I paesaggi di Laura Di Vittorio esprimono la fisicità dei soggetti prescelti attraverso un gioco volumetrico che ne esalti i valori plastici. Si attua qui una poetica di enucleazione del pieno - morbidamente onirico, peraltro - dalla tavola del cielo, dove il pieno stesso sembra aggregarsi per poi scaturire, con prospettiva quasi a zoom fotografico. Nei dettagli dei panorami c’è la tendenza a sfrondare i caratteri degli elementi, rimeditati tramite una gravitas speciale, c’è la coesione fra la loro solenne armonia e l’impercettibile rifinitura tonale resa spettacolo straordinario dal silenzio in cui sono celebrati.
Le ottiche di Francesca Fantasia, nella loro illusoria chiarezza propongono travestimenti del quotidiano come matrici esemplari di continui sviluppi per il loro stesso sfuggente discrimine. Specchi di eventi amplificati a livello di coscienza. Dilatazioni che mantengono agganci al dato comune. Visioni stranianti per transfer del focus sul non detto. Ritarare i contenuti alterandone la sostanza è quindi traccia di un impegno che mira a reinventare senza stravolgere. Rielaborando il sentimento della percezione.
Intuitiva nel plasmare masse nucleari essenziali, Liliana Gatti offre una lettura traslata del fenomenico, che l’ispirazione penetra decodificandone gli indizi. La sua ricerca si snoda lungo un cammino irto di rimandi al reale, accampati sulla tela in bagliori e scoppi di impasti cromatici esteticamente pregevoli: quasi dei medium interpretativi dell’energia racchiusa in ogni atomo della materia. Qualora essa accolga l'alchimia della palingenesi per pennellate dense. Come stati d’animo espressivi di un acceso lirismo e di interesse genuino per l’interazione di forma e colore al di là del limite.
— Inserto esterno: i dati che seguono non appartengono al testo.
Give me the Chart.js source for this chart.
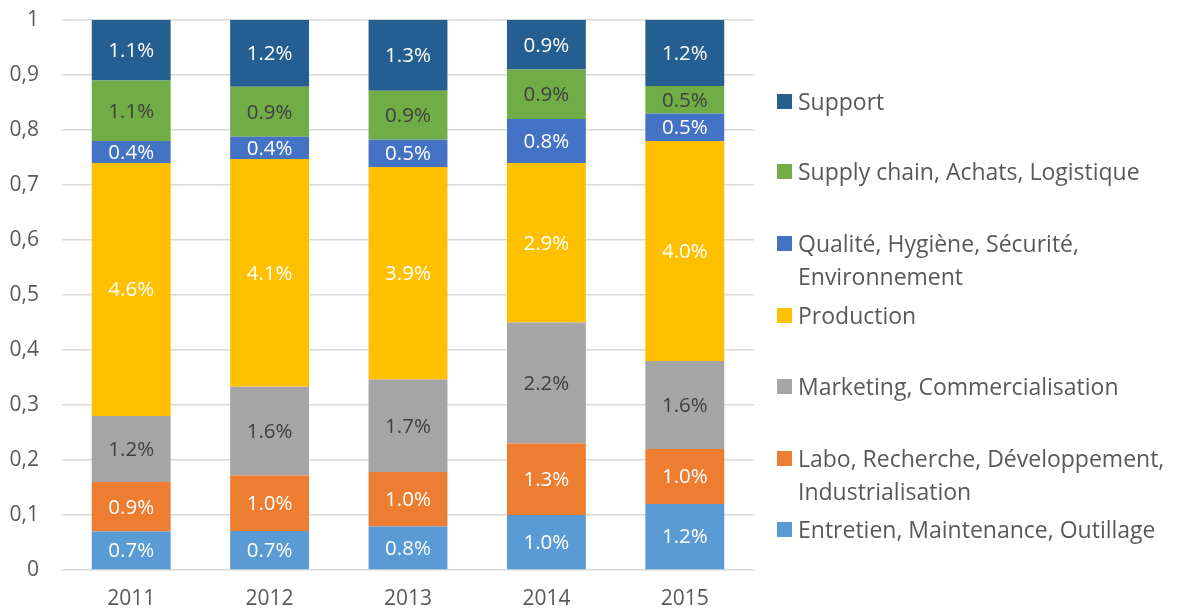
<!DOCTYPE html>
<html>
<head>
<meta charset="utf-8">
<script src="https://cdn.jsdelivr.net/npm/chart.js@4"></script>
<style>
  html, body { margin: 0; padding: 0; background: #fff; }
  #wrap { position: relative; width: 1177px; height: 613px; }
  #legend { position: absolute; left: 777px; top: 0; font-family: "Open Sans", sans-serif; font-size: 23px; color: #595959; }
  .item { position: absolute; left: 0; white-space: pre; line-height: 33px; padding-left: 21px; }
  .item .box { position: absolute; left: 0; top: 9px; width: 15px; height: 15px; }
</style>
</head>
<body>
<div id="wrap">
  <canvas id="chart" width="1177" height="613"></canvas>
  <div id="legend"></div>
</div>
<script>
// années
const years = ['2011', '2012', '2013', '2014', '2015'];

// valeurs affichées sur chaque segment (en %)
const entretien  = [0.7, 0.7, 0.8, 1.0, 1.2];
const labo       = [0.9, 1.0, 1.0, 1.3, 1.0];
const marketing  = [1.2, 1.6, 1.7, 2.2, 1.6];
const production = [4.6, 4.1, 3.9, 2.9, 4.0];
const qualite    = [0.4, 0.4, 0.5, 0.8, 0.5];
const supply     = [1.1, 0.9, 0.9, 0.9, 0.5];
const support    = [1.1, 1.2, 1.3, 0.9, 1.2];

const yTicks = [0, 0.1, 0.2, 0.3, 0.4, 0.5, 0.6, 0.7, 0.8, 0.9, 1];

const series = [
  { name: 'Entretien, Maintenance, Outillage', values: entretien, color: '#5B9BD5', text: '#fff' },
  { name: 'Labo, Recherche, Développement,\nIndustrialisation', values: labo, color: '#ED7D31', text: '#fff' },
  { name: 'Marketing, Commercialisation', values: marketing, color: '#A5A5A5', text: '#404040' },
  { name: 'Production', values: production, color: '#FFC000', text: '#fff' },
  { name: 'Qualité, Hygiène, Sécurité,\nEnvironnement', values: qualite, color: '#4472C4', text: '#fff' },
  { name: 'Supply chain, Achats, Logistique', values: supply, color: '#70AD47', text: '#404040' },
  { name: 'Support', values: support, color: '#255E91', text: '#fff' }
];

// total par année -> barres empilées à 100 %
const totals = years.map((_, i) => series.reduce((s, d) => s + d.values[i], 0));

const FONT = '"Open Sans", sans-serif';

// étiquettes au centre des segments
const segLabels = {
  id: 'segLabels',
  afterDatasetsDraw(chart) {
    const ctx = chart.ctx;
    ctx.save();
    ctx.font = '20.5px ' + FONT;
    ctx.textAlign = 'center';
    ctx.textBaseline = 'middle';
    chart.data.datasets.forEach((ds, di) => {
      const meta = chart.getDatasetMeta(di);
      meta.data.forEach((bar, i) => {
        const p = bar.getProps(['x', 'y', 'base'], true);
        ctx.fillStyle = series[di].text;
        ctx.fillText(series[di].values[i].toFixed(1) + '%', p.x, (p.y + p.base) / 2 + 1);
      });
    });
    ctx.restore();
  }
};

new Chart(document.getElementById('chart'), {
  type: 'bar',
  data: {
    labels: years,
    datasets: series.map(s => ({
      label: s.name,
      data: s.values.map((v, i) => v / totals[i]),
      backgroundColor: s.color,
      borderWidth: 0,
      barPercentage: 0.57,
      categoryPercentage: 1
    }))
  },
  options: {
    responsive: false,
    animation: false,
    layout: { padding: { top: 20, right: 423, left: 0, bottom: 0 } },
    plugins: { legend: { display: false }, tooltip: { enabled: false } },
    scales: {
      x: {
        stacked: true,
        grid: { display: false, drawTicks: false },
        border: { display: false },
        ticks: { color: '#595959', font: { family: FONT, size: 21 }, padding: 16 },
        afterFit(s) { s.height = 43; s.paddingLeft = 0; s.paddingRight = 0; }
      },
      y: {
        stacked: true,
        min: 0,
        max: 1,
        afterBuildTicks(s) { s.ticks = yTicks.map(v => ({ value: v })); },
        grid: { color: '#D9D9D9', lineWidth: 1.5, drawTicks: false },
        border: { display: false },
        ticks: {
          color: '#595959',
          font: { family: FONT, size: 21 },
          padding: 23,
          callback: v => (v === 0 || v === 1) ? String(v) : v.toFixed(1).replace('.', ',')
        },
        afterFit(s) { s.width = 62; s.paddingTop = 0; s.paddingBottom = 0; }
      }
    }
  },
  plugins: [segLabels]
});

// légende (ordre inverse, Support en haut)
const legendTops = [85, 155, 227, 299, 370, 442, 513];
const legend = document.getElementById('legend');
series.slice().reverse().forEach((s, k) => {
  const item = document.createElement('div');
  item.className = 'item';
  item.style.top = legendTops[k] + 'px';
  const box = document.createElement('span');
  box.className = 'box';
  box.style.background = s.color;
  item.appendChild(box);
  item.appendChild(document.createTextNode(s.name));
  legend.appendChild(item);
});
</script>
</body>
</html>
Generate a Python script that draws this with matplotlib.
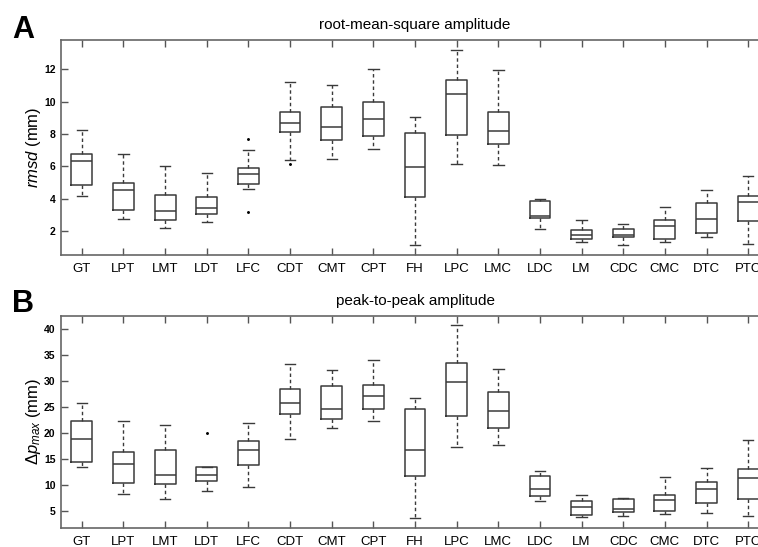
import numpy as np
import matplotlib.pyplot as plt

plt.rcParams['font.family'] = ['Liberation Sans', 'DejaVu Sans']
plt.rcParams['mathtext.fontset'] = 'custom'
plt.rcParams['mathtext.it'] = 'Liberation Sans:italic'
plt.rcParams['mathtext.rm'] = 'Liberation Sans'

names = ['GT', 'LPT', 'LMT', 'LDT', 'LFC', 'CDT', 'CMT', 'CPT', 'FH',
         'LPC', 'LMC', 'LDC', 'LM', 'CDC', 'CMC', 'DTC', 'PTC']

# panel A: root-mean-square amplitude (mm)
rms_lo = [4.18, 2.72, 2.21, 2.53, 4.59, 6.38, 6.47, 7.04, 1.14, 6.16, 6.07, 2.12, 1.30, 1.16, 1.30, 1.61, 1.22]
rms_q1 = [4.82, 3.30, 2.70, 3.03, 4.88, 8.13, 7.62, 7.86, 4.08, 7.91, 7.35, 2.82, 1.51, 1.61, 1.49, 1.88, 2.60]
rms_med = [6.34, 4.51, 3.21, 3.40, 5.52, 8.65, 8.40, 8.95, 5.95, 10.46, 8.15, 2.93, 1.73, 1.75, 2.29, 2.74, 3.81]
rms_q3 = [6.73, 4.96, 4.20, 4.08, 5.91, 9.37, 9.67, 10.00, 8.07, 11.34, 9.35, 3.87, 2.04, 2.14, 2.66, 3.71, 4.18]
rms_hi = [8.23, 6.73, 5.99, 5.60, 7.00, 11.18, 11.01, 12.00, 9.04, 13.19, 11.94, 3.98, 2.68, 2.41, 3.46, 4.51, 5.40]
rms_out = [[], [], [], [], [7.70, 3.15], [6.14], [], [], [], [], [], [], [], [], [], [], []]

# panel B: peak-to-peak amplitude (mm)
p2p_lo = [13.53, 8.27, 7.24, 8.85, 9.68, 18.78, 20.90, 22.30, 3.65, 17.24, 17.70, 6.86, 3.78, 4.10, 4.36, 4.62, 4.10]
p2p_q1 = [14.36, 10.32, 10.19, 10.80, 13.78, 23.72, 22.76, 24.55, 11.80, 23.33, 20.90, 7.95, 4.17, 4.87, 5.06, 6.60, 7.31]
p2p_med = [18.85, 14.04, 11.92, 11.90, 16.73, 25.70, 24.55, 27.10, 16.67, 29.87, 24.30, 9.30, 5.71, 5.32, 7.12, 9.17, 11.28]
p2p_q3 = [22.30, 16.28, 16.80, 13.50, 18.46, 28.40, 28.97, 29.30, 24.60, 33.40, 27.80, 11.67, 6.92, 7.31, 8.08, 10.64, 13.08]
p2p_hi = [25.70, 22.24, 21.60, 13.50, 21.99, 33.27, 32.18, 34.10, 26.70, 40.70, 32.40, 12.70, 8.08, 7.44, 11.60, 13.33, 18.60]
p2p_out = [[], [], [], [20.06], [], [], [], [], [], [], [], [], [], [], [], [], []]


def make_stats(lo, q1, med, q3, hi, out):
    return [dict(whislo=a, q1=b, med=c, q3=d, whishi=e, fliers=f)
            for a, b, c, d, e, f in zip(lo, q1, med, q3, hi, out)]


def draw_panel(ax, stats, title, ylabel, yticks, ylim):
    ec = '#3a3a3a'
    ax.bxp(stats, positions=np.arange(1, len(names) + 1), widths=0.5,
           boxprops=dict(color=ec, linewidth=1.1),
           medianprops=dict(color=ec, linewidth=1.1),
           whiskerprops=dict(color=ec, linewidth=1.0, linestyle=(0, (2.5, 2))),
           capprops=dict(color=ec, linewidth=1.0),
           flierprops=dict(marker='.', markersize=2.2, markerfacecolor='black',
                           markeredgecolor='black', linestyle='none'))
    ax.set_xlim(0.5, len(names) + 0.5)
    ax.set_ylim(*ylim)
    ax.set_xticks(np.arange(1, len(names) + 1))
    ax.set_xticklabels(names, fontsize=9.5)
    ax.set_yticks(yticks)
    ax.set_yticklabels([str(t) for t in yticks], fontsize=7.5, fontweight='bold')
    ax.tick_params(direction='in', length=5, width=1, color='#555555',
                   top=True, bottom=True, left=True, right=False, pad=4)
    ax.tick_params(axis='x', pad=6)
    for s in ['left', 'top', 'bottom']:
        ax.spines[s].set_color('#666666')
        ax.spines[s].set_linewidth(1.2)
    ax.spines['right'].set_visible(False)
    ax.set_title(title, fontsize=11, pad=8)
    ax.set_ylabel(ylabel, fontsize=12, labelpad=1)


fig = plt.figure(figsize=(7.58, 5.47), dpi=100)
ax1 = fig.add_axes([0.0805, 0.5338, 0.934, 0.3931])
ax2 = fig.add_axes([0.0805, 0.0353, 0.934, 0.3870])

draw_panel(ax1, make_stats(rms_lo, rms_q1, rms_med, rms_q3, rms_hi, rms_out),
           'root-mean-square amplitude', r'$\mathit{rmsd}$ (mm)',
           [2, 4, 6, 8, 10, 12], (0.52, 13.8))
draw_panel(ax2, make_stats(p2p_lo, p2p_q1, p2p_med, p2p_q3, p2p_hi, p2p_out),
           'peak-to-peak amplitude', r'$\mathit{\Delta p}_{\mathit{max}}$ (mm)',
           [5, 10, 15, 20, 25, 30, 35, 40], (1.8, 42.5))

fig.text(12 / 758, 1 - 38 / 547, 'A', fontsize=22, fontweight='bold',
         ha='left', va='baseline')
fig.text(12 / 758, 1 - 312 / 547, 'B', fontsize=22, fontweight='bold',
         ha='left', va='baseline')

fig.savefig('out.png', dpi=100)
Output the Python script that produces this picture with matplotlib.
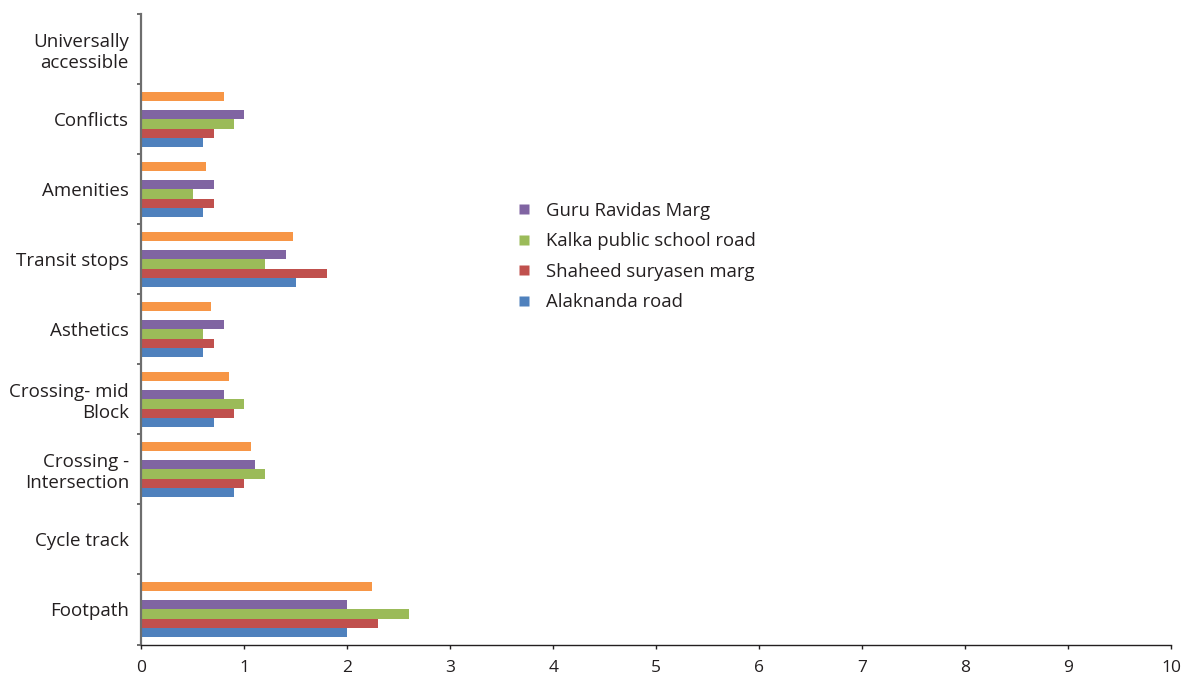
import matplotlib
matplotlib.use("Agg")
import matplotlib.pyplot as plt
from matplotlib.lines import Line2D
import numpy as np

plt.rcParams['font.family'] = ['Open Sans', 'DejaVu Sans']

categories = ["Footpath", "Cycle track", "Crossing -\nIntersection", "Crossing- mid\nBlock",
              "Asthetics", "Transit stops", "Amenities", "Conflicts", "Universally\naccessible"]

alaknanda = [2.0, 0, 0.9, 0.7, 0.6, 1.5, 0.6, 0.6, 0]
shaheed = [2.3, 0, 1.0, 0.9, 0.7, 1.8, 0.7, 0.7, 0]
kalka = [2.6, 0, 1.2, 1.0, 0.6, 1.2, 0.5, 0.9, 0]
guru = [2.0, 0, 1.1, 0.8, 0.8, 1.4, 0.7, 1.0, 0]
unlabelled_empty = [0, 0, 0, 0, 0, 0, 0, 0, 0]
unlabelled_orange = [2.24, 0, 1.06, 0.85, 0.68, 1.47, 0.63, 0.8, 0]

series = [
    ("Alaknanda road", alaknanda, "#4F81BD", True),
    ("Shaheed suryasen marg", shaheed, "#C0504D", True),
    ("Kalka public school road", kalka, "#9BBB59", True),
    ("Guru Ravidas Marg", guru, "#8064A2", True),
    ("", unlabelled_empty, "#4BACC6", False),
    ("", unlabelled_orange, "#F79646", False),
]

fig = plt.figure(figsize=(11.82, 6.77), dpi=100)
ax = fig.add_axes([0.1197, 0.0480, 0.9907 - 0.1197, 0.979 - 0.0480])

y = np.arange(len(categories))
h = 0.132
for i, (name, vals, col, _) in enumerate(series):
    off = -0.33 + i * h
    ax.barh(y + off, vals, height=h, color=col, edgecolor='none')

ax.set_xlim(0, 10)
ax.set_ylim(-0.5, len(categories) - 0.5)
ax.set_xticks(range(0, 11))
ax.set_yticks(y)
ax.set_yticklabels(categories, ha='right', multialignment='right', fontsize=13.5, color='#231f20')
ax.set_yticks(np.arange(-0.5, len(categories), 1.0), minor=True)
ax.tick_params(axis='y', which='major', length=0, pad=9)
ax.tick_params(axis='y', which='minor', length=3, width=1.2, color='#555555', direction='out')
ax.tick_params(axis='x', which='major', length=3, width=1, color='#231f20', labelsize=12.5,
               labelcolor='#231f20', pad=8)
for s in ['top', 'right']:
    ax.spines[s].set_visible(False)
ax.spines['left'].set_color('#6e6e6e')
ax.spines['left'].set_linewidth(1.6)
ax.spines['bottom'].set_color('#231f20')
ax.spines['bottom'].set_linewidth(1)

handles = []
labels = []
for name, vals, col, show in reversed(series):
    if show:
        handles.append(Line2D([], [], linestyle='none', marker='s', markersize=7,
                              markerfacecolor=col, markeredgecolor='none'))
        labels.append(name)
fig.legend(handles, labels, loc='upper left', bbox_to_anchor=(498 / 1182, 1 - 185 / 677),
           frameon=False, fontsize=13.3, labelspacing=0.68, handletextpad=0.7,
           handlelength=1.0, labelcolor='#231f20')

fig.savefig("out.png", dpi=100)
I dipinti di Vincenzo Gabellone, davvero evocativi per giochi di fine sfumato e geometrizzanti, talora, a scomporre e ricomporre scenari in sovrapposizioni leggere, dichiarano il suo procedere sensibile nel superamento di qualsiasi dicotomia compositiva. Le nuance, fredde a lumeggiature speziate, sono la voce di una poesia interiore che canta in sordina, con grazia.
Un mondo dunque, quello rappresentato in Segni di…versi, ricco di plausibili tappe volte a mete sempre preziose. Per sottrarre al silenzio il miracolo di un personale istante di entusiasmo, e palesarlo grazie alle infinite gradazioni dell’immaginario artistico.
Sulla scorta di una sapiente Discrezione, quindi, di cui riappropriarsi con stupore perenne.